Missile cities and carrier decks
The backdrop to all of this is a deliberate display of force on both sides.
On Thursday, Iran unveiled an underground "missile city" housing the Khorramshahr-4 ballistic missile, which state media described as capable of striking Israel "within minutes" and carrying a heavy payload capable of threatening U.S. bases and allied assets across the region. IRGC-linked outlets framed the disclosure as part of a shift toward offensive doctrine. A multi-stage war blueprint published by regime-aligned media outlined missile barrages on U.S. forces, coordinated proxy escalation, cyberattacks, and threats to global energy shipping through the Strait of Hormuz.
This is what "defensive matter" looks like in practice: underground missile arsenals and published war plans.
The American side answered without words. On Saturday morning, Witkoff, Kushner, and U.S. Central Command commander Adm. Brad Cooper visited the USS Abraham Lincoln in the Arabian Sea. Witkoff posted on X that they met with:
"The brave sailors and Marines aboard the USS Abraham Lincoln, her strike group, and Carrier Air Wing 9 who are keeping us safe and upholding President Trump's message of peace through strength."
He added that they observed live flight operations and spoke with the pilot who:
"Downed an Iranian drone that approached the carrier without clear intent."

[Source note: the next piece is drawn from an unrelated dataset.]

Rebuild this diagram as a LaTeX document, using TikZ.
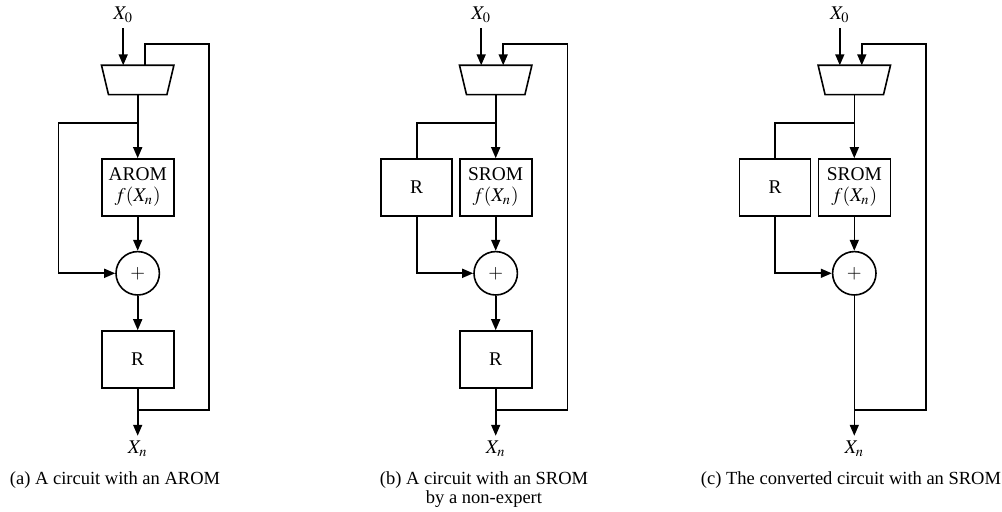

That incident — an Iranian drone intercepted near a U.S. carrier — received little mainstream attention. It should. When you're negotiating with a country whose drones are probing your naval assets, the conversation about "defensive" capabilities takes on a different character.
What Wednesday means
Netanyahu requested that this meeting be moved up. That urgency matters. Israeli officials remain skeptical that any deal emerging from the current track will adequately address the threats they face — and the last 72 hours explain why.
Consider the sequence:
- Iran unveils an underground missile city
- Iran's foreign minister declares missiles off the table
- Iran refuses to halt enrichment or export fissile material
- Regime-aligned media publishes a multi-front war blueprint
- An Iranian drone probes a U.S. carrier group
And then Tehran says it wants a deal that works for "all sides."
Netanyahu is flying to Washington to make sure the definition of "all sides" doesn't shrink to fit Iran's comfort zone. The lesson of the Obama-era Iran deal — which sidelined missiles entirely and sunset its own restrictions — is still fresh. Israel paid the price for that diplomatic convenience during last summer's war with Iran.
The Trump administration's posture is fundamentally different. Expanded sanctions, carrier deployments, and a diplomatic team that visits a strike group the morning after talks — none of this is ambiguous. But Netanyahu wants the architecture of any agreement to match the rhetoric. Missiles in. Proxies in. Enrichment addressed honestly. No elegant frameworks that leave the regime's tools of war untouched.
Iran's leadership is wiring money out of the country. Its foreign minister is drawing red lines he may not be able to hold. And the Prime Minister of Israel is boarding a plane to Washington to make sure this moment doesn't get wasted on a deal that solves nothing.
Wednesday will tell us whether the pressure translates into something real — or whether Tehran's stalling runs out the clock once more.